● **THE REQUEST**: Word for word, extract the first line of the records below and each line after it, up to and including the line with "M2、GDP 及年度 M2". Pictures are left out.

● **SUPPLIED DATA**:
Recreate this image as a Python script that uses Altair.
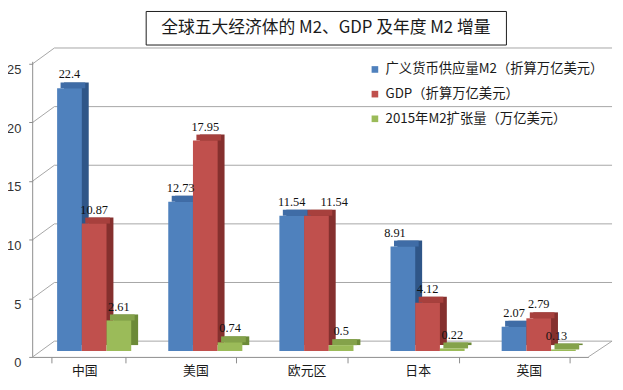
import altair as alt
import pandas as pd

countries = ["中国", "美国", "欧元区", "日本", "英国"]
series = ["广义货币供应量M2（折算万亿美元）", "GDP（折算万亿美元）", "2015年M2扩张量（万亿美元）"]
m2 = [22.4, 12.73, 11.54, 8.91, 2.07]
gdp = [10.87, 17.95, 11.54, 4.12, 2.79]
m2_growth = [2.61, 0.74, 0.5, 0.22, 0.13]
m2_labels = ["22.4", "12.73", "11.54", "8.91", "2.07"]
gdp_labels = ["10.87", "17.95", "11.54", "4.12", "2.79"]
growth_labels = ["2.61", "0.74", "0.5", "0.22", "0.13"]
y_ticks = [0, 5, 10, 15, 20, 25]
title_text = "全球五大经济体的 M2、GDP 及年度 M2 增量"

# styling
front_colors = ["#4F81BD", "#C0504D", "#9BBB59"]
top_colors = ["#3F6CA6", "#A7403D", "#84A24A"]
side_colors = ["#2F5688", "#85302E", "#6C8A38"]
# horizontal nudges of a few data labels (pixels), as placed in the original
label_nudges = [("欧元区", series[1], 18), ("日本", series[0], -8), ("英国", series[2], -7)]

rows = []
for vals, labs, s in [(m2, m2_labels, series[0]), (gdp, gdp_labels, series[1]), (m2_growth, growth_labels, series[2])]:
    for c, v, l in zip(countries, vals, labs):
        rows.append({"country": c, "series": s, "value": v, "label": l})
df = pd.DataFrame(rows)
ticks_df = pd.DataFrame({"tick": y_ticks})
one_df = ticks_df[ticks_df.tick == 0]

W, H = 563, 297
GRID = "#A6A6A6"
SHIFT = 6


def xenc(shift, axis=None):
    return alt.X("country:N", sort=countries,
                 scale=alt.Scale(domain=countries, paddingInner=1/3, paddingOuter=1/6,
                                 range=[shift, W + shift]),
                 axis=axis)


XO = alt.XOffset("series:N", sort=series, scale=alt.Scale(domain=series))
yscale = alt.Scale(domain=[0, 25], nice=False)

x_axis = alt.Axis(title=None, offset=6, tickBand="extent", tickSize=6,
                  tickColor="#8C8C8C", domainColor="#8C8C8C", labelAngle=0,
                  labelFont="Noto Sans CJK SC", labelFontSize=13, labelColor="#1A1A1A",
                  labelPadding=2, labelOffset=-4, grid=False)

grid_back = alt.Chart(ticks_df).mark_rule(color=GRID, strokeWidth=1, yOffset=-10).encode(
    y=alt.Y("tick:Q", scale=yscale,
            axis=alt.Axis(title=None, values=y_ticks, domain=False, grid=False,
                          tickSize=4, tickColor="#8C8C8C", tickOffset=6, labelOffset=6,
                          labelFont="Liberation Sans", labelFontSize=13, labelColor="#333333",
                          labelPadding=8)),
    x=alt.value(22), x2=alt.value(587))

grid_slant = alt.Chart(ticks_df).mark_rule(color=GRID, strokeWidth=1, yOffset=6, y2Offset=-10).encode(
    y=alt.Y("tick:Q", scale=yscale), y2="tick:Q", x=alt.value(0), x2=alt.value(22))

floor_right = alt.Chart(one_df).mark_rule(color=GRID, strokeWidth=1, yOffset=6, y2Offset=-10).encode(
    y=alt.Y("tick:Q", scale=yscale), y2="tick:Q", x=alt.value(W), x2=alt.value(W + 24))

y_domain = alt.Chart(one_df).mark_rule(color="#8C8C8C", strokeWidth=1).encode(
    x=alt.value(0), y=alt.value(4), y2=alt.value(H + 6))

axis_layer = alt.Chart(df).mark_point(opacity=0).encode(
    x=xenc(0, x_axis), y=alt.Y("value:Q", scale=yscale))

side = alt.Chart(df).mark_bar(yOffset=-6, y2Offset=-6).encode(
    x=xenc(SHIFT + 7), xOffset=XO,
    y=alt.Y("value:Q", scale=yscale, stack=None), y2=alt.datum(0),
    color=alt.Color("series:N", scale=alt.Scale(domain=series, range=side_colors), legend=None))

top = alt.Chart(df).mark_bar(yOffset=-6, y2Offset=0).encode(
    x=xenc(SHIFT + 3.5), xOffset=XO,
    y=alt.Y("value:Q", scale=yscale, stack=None), y2="value:Q",
    color=alt.Color("series:N", scale=alt.Scale(domain=series, range=top_colors), legend=None))

front = alt.Chart(df).mark_bar().encode(
    x=xenc(SHIFT), xOffset=XO,
    y=alt.Y("value:Q", scale=yscale, stack=None), y2=alt.datum(0),
    color=alt.Color("series:N", sort=series,
                    scale=alt.Scale(domain=series, range=front_colors),
                    legend=alt.Legend(title=None, orient="none", legendX=340, legendY=5,
                                      symbolType="square", symbolSize=45, symbolStrokeWidth=0,
                                      labelFont="Noto Sans CJK SC", labelFontSize=13.5,
                                      labelColor="#1A1A1A", labelLimit=400, rowPadding=10)))


def label_layer(dx, filt):
    return alt.Chart(df).transform_filter(filt).mark_text(
        dx=dx, dy=-14, font="Liberation Serif", fontSize=12.5, color="#111111", baseline="middle").encode(
        x=xenc(SHIFT), xOffset=XO, y=alt.Y("value:Q", scale=yscale, stack=None), text="label:N")


not_nudged = " && ".join(
    f"!(datum.country === '{c}' && datum.series === '{s}')" for c, s, _ in label_nudges)
label_layers = [label_layer(0, not_nudged)]
for c, s, d in label_nudges:
    label_layers.append(label_layer(d, f"datum.country === '{c}' && datum.series === '{s}'"))

title_box = alt.Chart(one_df).mark_rect(fill="white", stroke="#1A1A1A", strokeWidth=1).encode(
    x=alt.value(115), x2=alt.value(480), y=alt.value(-47), y2=alt.value(-13))

title = alt.Chart(one_df).mark_text(
    font="Noto Sans CJK SC", fontSize=17, color="#1A1A1A", align="center", baseline="middle").encode(
    x=alt.value(297), y=alt.value(-30), text=alt.value(title_text))

chart = alt.layer(grid_back, grid_slant, floor_right, y_domain, axis_layer, side, top, front,
                  *label_layers, title_box, title).resolve_scale(
    x="independent", xOffset="independent", color="independent").properties(
    width=W, height=H,
    padding={"left": 25, "top": 48, "right": 27, "bottom": 37},
    autosize=alt.AutoSizeParams(type="none"),
).configure_view(stroke=None)

chart.save("out.html", embed_options={"renderer": "svg", "actions": False})
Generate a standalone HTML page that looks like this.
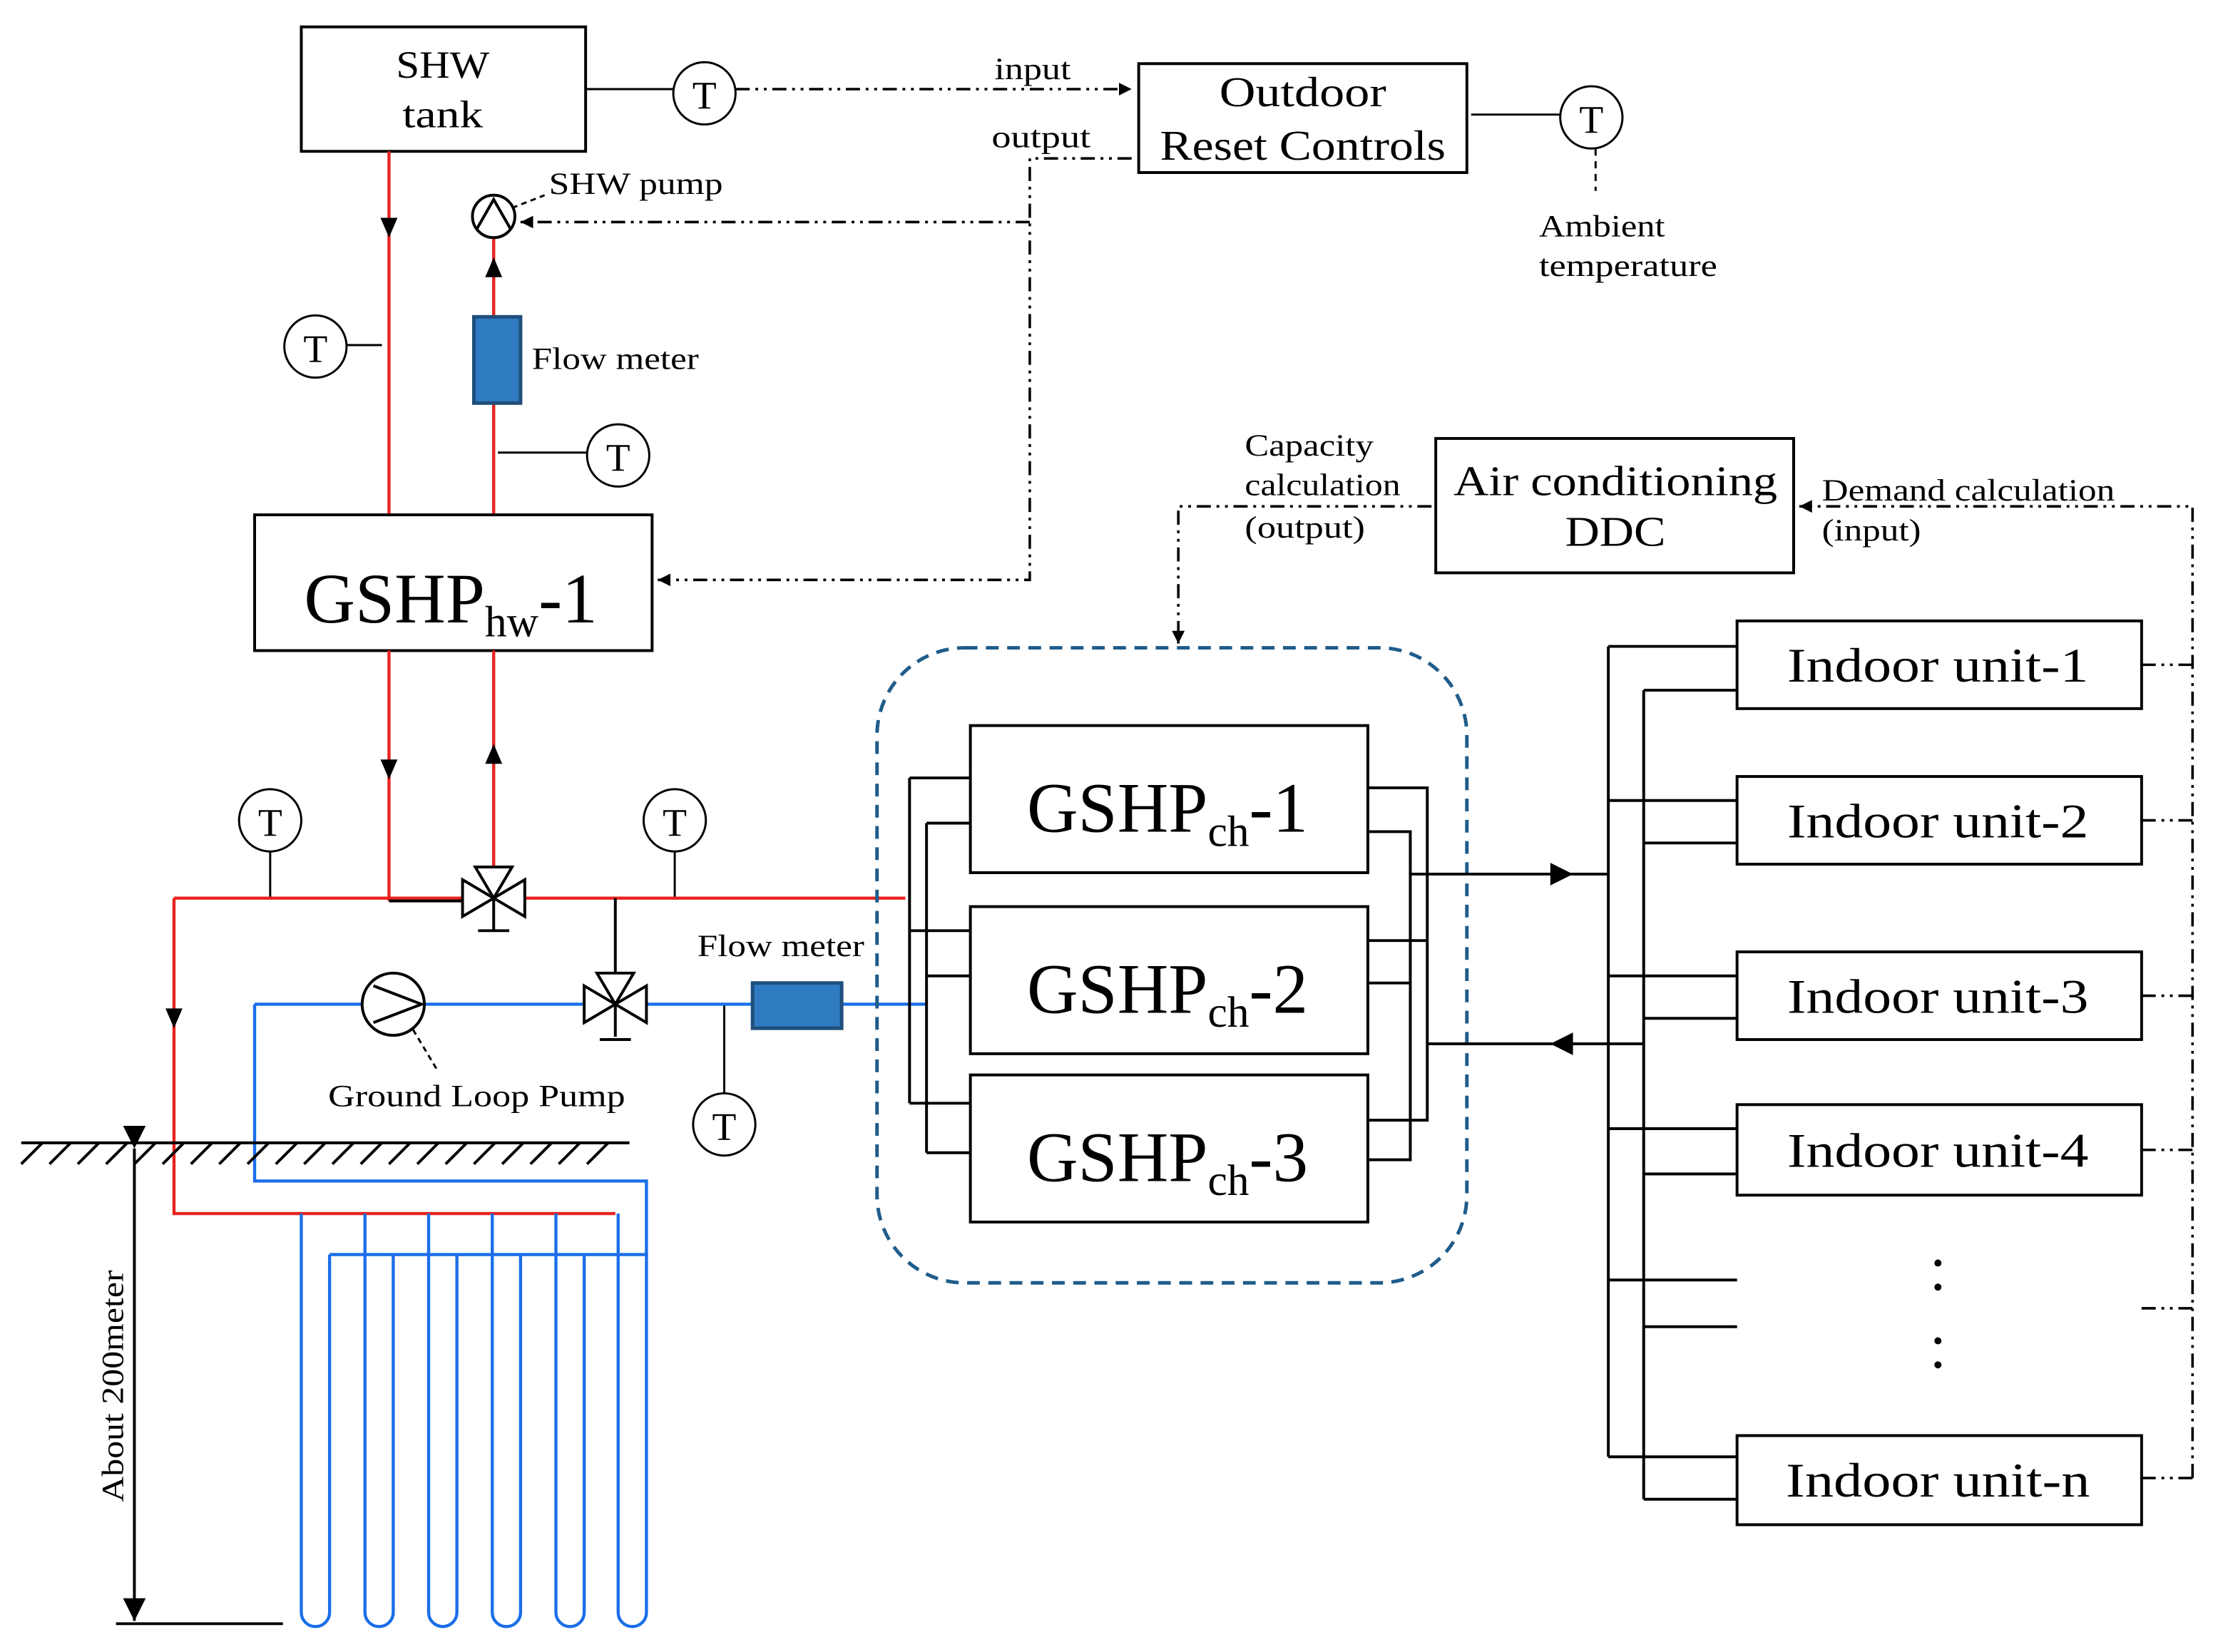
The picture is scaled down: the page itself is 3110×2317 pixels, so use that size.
<!DOCTYPE html>
<html><head><meta charset="utf-8"><style>html,body{margin:0;padding:0;background:#fff}svg{display:block}text{font-family:"Liberation Serif",serif;fill:#000}</style></head><body>
<svg width="3110" height="2317" viewBox="0 0 1568 1168" preserveAspectRatio="none" xmlns="http://www.w3.org/2000/svg">
<defs>
<marker id="a" viewBox="0 0 10 10" refX="10" refY="5" markerWidth="9" markerHeight="9" orient="auto" markerUnits="userSpaceOnUse"><path d="M0,0L10,5L0,10z" fill="#000"/></marker>
<marker id="b" viewBox="0 0 10 10" refX="10" refY="5" markerWidth="16" markerHeight="16" orient="auto" markerUnits="userSpaceOnUse"><path d="M0,0L10,5L0,10z" fill="#000"/></marker>
</defs>
<g fill="none" stroke="#000" stroke-width="2">
<rect x="213" y="19" width="201" height="88"/>
<rect x="805" y="45" width="232" height="77"/>
<rect x="180" y="364" width="281" height="96"/>
<rect x="1015" y="310" width="253" height="95"/>
<rect x="686" y="513" width="281" height="104"/>
<rect x="686" y="641" width="281" height="104"/>
<rect x="686" y="760" width="281" height="104"/>
<rect x="1228" y="439" width="286" height="62"/>
<rect x="1228" y="549" width="286" height="62"/>
<rect x="1228" y="673" width="286" height="62"/>
<rect x="1228" y="781" width="286" height="64"/>
<rect x="1228" y="1015" width="286" height="63"/>
</g>
<g fill="none" stroke="#000" stroke-width="1.5">
<circle cx="498" cy="66" r="22"/><circle cx="1125" cy="83" r="22"/><circle cx="223" cy="245" r="22"/><circle cx="437" cy="322" r="22"/>
<circle cx="191" cy="580" r="22"/><circle cx="477" cy="580" r="22"/><circle cx="512" cy="795" r="22"/>
<path d="M414 63H476M1040 81H1103M245 244H270M352 320H415M191 602V635M477 602V635M512 710V773"/>
<path d="M1128 105V135" stroke-dasharray="5,4"/>
</g>
<g font-size="28" text-anchor="middle">
<text x="498" y="77">T</text><text x="1125" y="94">T</text><text x="223" y="256">T</text><text x="437" y="333">T</text>
<text x="191" y="591">T</text><text x="477" y="591">T</text><text x="512" y="806">T</text>
</g>
<g fill="none" stroke="#000" stroke-width="1.8" stroke-dasharray="10,4,2,4,2,4">
<path d="M520 63H800" marker-end="url(#a)"/>
<path d="M800 112H728V410H465" marker-end="url(#a)"/>
<path d="M728 157H368" marker-end="url(#a)"/>
<path d="M1550 1045V358H1272" marker-end="url(#a)"/>
<path d="M1012 358H833V455" marker-end="url(#a)"/>
<path d="M1514 470H1550M1514 580H1550M1514 704H1550M1514 813H1550M1514 925H1550M1514 1045H1550"/>
</g>
<g fill="none" stroke="#e8231f" stroke-width="2.2">
<path d="M275 107V363M349 168V224M349 285V363M275 460V637M349 460V612M123 635H640M123 635V858H435V858"/>
</g>
<g fill="none" stroke="#1a6ee8" stroke-width="2.2">
<path d="M180 710H256M300 710H532M595 710H655M180 710V835H457V887H233"/>
<path d="M213 858V1140a10 10 0 0 0 20 0V887M258 858V1140a10 10 0 0 0 20 0V887M303 858V1140a10 10 0 0 0 20 0V887M348 858V1140a10 10 0 0 0 20 0V887M393 858V1140a10 10 0 0 0 20 0V887M437 858V1140a10 10 0 0 0 20 0V887"/>
</g>
<g fill="#000">
<path d="M269 154h12l-6 14z"/><path d="M343 196h12l-6 -14z"/>
<path d="M269 537h12l-6 14z"/><path d="M343 540h12l-6 -14z"/>
<path d="M117 713h12l-6 14z"/>
</g>
<circle cx="349" cy="153" r="15" fill="#fff" stroke="#000" stroke-width="2"/>
<path d="M337 162L349 141L361 162" fill="none" stroke="#000" stroke-width="2"/>
<path d="M362 147L385 138" stroke="#000" stroke-width="1.5" stroke-dasharray="4,3"/>
<rect x="335" y="224" width="33" height="61" fill="#2f7bc2" stroke="#1f4e7a" stroke-width="2.5"/>
<rect x="532" y="695" width="63" height="32" fill="#2f7bc2" stroke="#1f4e7a" stroke-width="2.5"/>
<circle cx="278" cy="710" r="22" fill="#fff" stroke="#000" stroke-width="2"/>
<path d="M264 697L298 710L264 723" fill="none" stroke="#000" stroke-width="2"/>
<path d="M292 728L310 758" stroke="#000" stroke-width="1.5" stroke-dasharray="4,3"/>
<g fill="#fff" stroke="#000" stroke-width="2">
<path d="M275 637H330"/>
<path d="M327 622L349 635L327 648zM371 622L349 635L371 648zM336 613L349 635L362 613z"/>
<path d="M349 635V658M338 658H360"/>
<path d="M435 635V688"/>
<path d="M413 697L435 710L413 723zM457 697L435 710L457 723zM422 688L435 710L448 688z"/>
<path d="M435 710V733M424 735H446"/>
</g>
<g stroke="#000" stroke-width="2" fill="none">
<path d="M15 808H445"/>
<path d="M15 823L30 808M35 823L50 808M55 823L70 808M75 823L90 808M95 823L110 808M115 823L130 808M135 823L150 808M155 823L170 808M175 823L190 808M195 823L210 808M215 823L230 808M235 823L250 808M255 823L270 808M275 823L290 808M295 823L310 808M315 823L330 808M335 823L350 808M355 823L370 808M375 823L390 808M395 823L410 808M415 823L430 808"/>
<path d="M95 812V1146" marker-start="url(#b)" marker-end="url(#b)"/>
<path d="M82 1148H200"/>
</g>
<text transform="translate(87,1062) rotate(-90)" font-size="22" textLength="164" lengthAdjust="spacingAndGlyphs">About 200meter</text>
<rect x="620" y="458" width="417" height="449" rx="62" fill="none" stroke="#1f5c8a" stroke-width="2.5" stroke-dasharray="9,6"/>
<g fill="none" stroke="#000" stroke-width="2">
<path d="M643 550V780M655 582V815M643 550H686M655 582H686M643 658H686M655 690H686M643 780H686M655 815H686"/>
<path d="M967 557H1009V792H967M967 588H997V820H967M967 665H1009M967 695H997"/>
<path d="M997 618H1137"/>
<path d="M1009 738H1162"/>
<path d="M1137 457V1030M1162 488V1060"/>
<path d="M1137 457H1228M1162 488H1228M1137 566H1228M1162 596H1228M1137 690H1228M1162 720H1228M1137 798H1228M1162 830H1228M1137 905H1228M1162 938H1228M1137 1030H1228M1162 1060H1228"/>
</g>
<path d="M1096 610L1112 618L1096 626z" fill="#000"/>
<path d="M1112 730L1096 738L1112 746z" fill="#000"/>
<g fill="#000"><circle cx="1370" cy="893" r="2.5"/><circle cx="1370" cy="910" r="2.5"/><circle cx="1370" cy="948" r="2.5"/><circle cx="1370" cy="965" r="2.5"/></g>
<g font-size="27" text-anchor="middle" lengthAdjust="spacingAndGlyphs">
<text x="313" y="55" textLength="66" lengthAdjust="spacingAndGlyphs">SHW</text><text x="313" y="90" textLength="57" lengthAdjust="spacingAndGlyphs">tank</text>
<text x="921" y="75" font-size="30" textLength="118" lengthAdjust="spacingAndGlyphs">Outdoor</text><text x="921" y="113" font-size="30" textLength="202" lengthAdjust="spacingAndGlyphs">Reset Controls</text>
<text x="1142" y="350" font-size="30" textLength="229" lengthAdjust="spacingAndGlyphs">Air conditioning</text><text x="1142" y="386" font-size="30" textLength="71" lengthAdjust="spacingAndGlyphs">DDC</text>
<text x="1370" y="482" font-size="34" textLength="213" lengthAdjust="spacingAndGlyphs">Indoor unit-1</text>
<text x="1370" y="592" font-size="34" textLength="213" lengthAdjust="spacingAndGlyphs">Indoor unit-2</text>
<text x="1370" y="716" font-size="34" textLength="213" lengthAdjust="spacingAndGlyphs">Indoor unit-3</text>
<text x="1370" y="825" font-size="34" textLength="213" lengthAdjust="spacingAndGlyphs">Indoor unit-4</text>
<text x="1370" y="1058" font-size="34" textLength="215" lengthAdjust="spacingAndGlyphs">Indoor unit-n</text>
</g>
<g font-size="50">
<text x="215" y="440">GSHP<tspan font-size="31" dy="10">hw</tspan><tspan dy="-10">-1</tspan></text>
<text x="726" y="588">GSHP<tspan font-size="31" dy="10">ch</tspan><tspan dy="-10">-1</tspan></text>
<text x="726" y="716">GSHP<tspan font-size="31" dy="10">ch</tspan><tspan dy="-10">-2</tspan></text>
<text x="726" y="835">GSHP<tspan font-size="31" dy="10">ch</tspan><tspan dy="-10">-3</tspan></text>
</g>
<g font-size="22">
<text x="703" y="56" textLength="54" lengthAdjust="spacingAndGlyphs">input</text><text x="701" y="104" textLength="70" lengthAdjust="spacingAndGlyphs">output</text>
<text x="388" y="137" textLength="123" lengthAdjust="spacingAndGlyphs">SHW pump</text>
<text x="376" y="261" textLength="118" lengthAdjust="spacingAndGlyphs">Flow meter</text>
<text x="1088" y="167" textLength="89" lengthAdjust="spacingAndGlyphs">Ambient</text><text x="1088" y="195" textLength="126" lengthAdjust="spacingAndGlyphs">temperature</text>
<text x="880" y="322" textLength="91" lengthAdjust="spacingAndGlyphs">Capacity</text><text x="880" y="350" textLength="110" lengthAdjust="spacingAndGlyphs">calculation</text><text x="880" y="380" textLength="85" lengthAdjust="spacingAndGlyphs">(output)</text>
<text x="1288" y="354" textLength="207" lengthAdjust="spacingAndGlyphs">Demand calculation</text><text x="1288" y="382" textLength="70" lengthAdjust="spacingAndGlyphs">(input)</text>
<text x="493" y="676" textLength="118" lengthAdjust="spacingAndGlyphs">Flow meter</text>
<text x="232" y="782" textLength="210" lengthAdjust="spacingAndGlyphs">Ground Loop Pump</text>
</g>
</svg>
</body></html>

● **OUTPUT OF THE TASK**:
Recreate this image as a Python script that uses Altair.
import altair as alt
import pandas as pd

countries = ["中国", "美国", "欧元区", "日本", "英国"]
series = ["广义货币供应量M2（折算万亿美元）", "GDP（折算万亿美元）", "2015年M2扩张量（万亿美元）"]
m2 = [22.4, 12.73, 11.54, 8.91, 2.07]
gdp = [10.87, 17.95, 11.54, 4.12, 2.79]
m2_growth = [2.61, 0.74, 0.5, 0.22, 0.13]
m2_labels = ["22.4", "12.73", "11.54", "8.91", "2.07"]
gdp_labels = ["10.87", "17.95", "11.54", "4.12", "2.79"]
growth_labels = ["2.61", "0.74", "0.5", "0.22", "0.13"]
y_ticks = [0, 5, 10, 15, 20, 25]
title_text = "全球五大经济体的 M2、GDP 及年度 M2 增量"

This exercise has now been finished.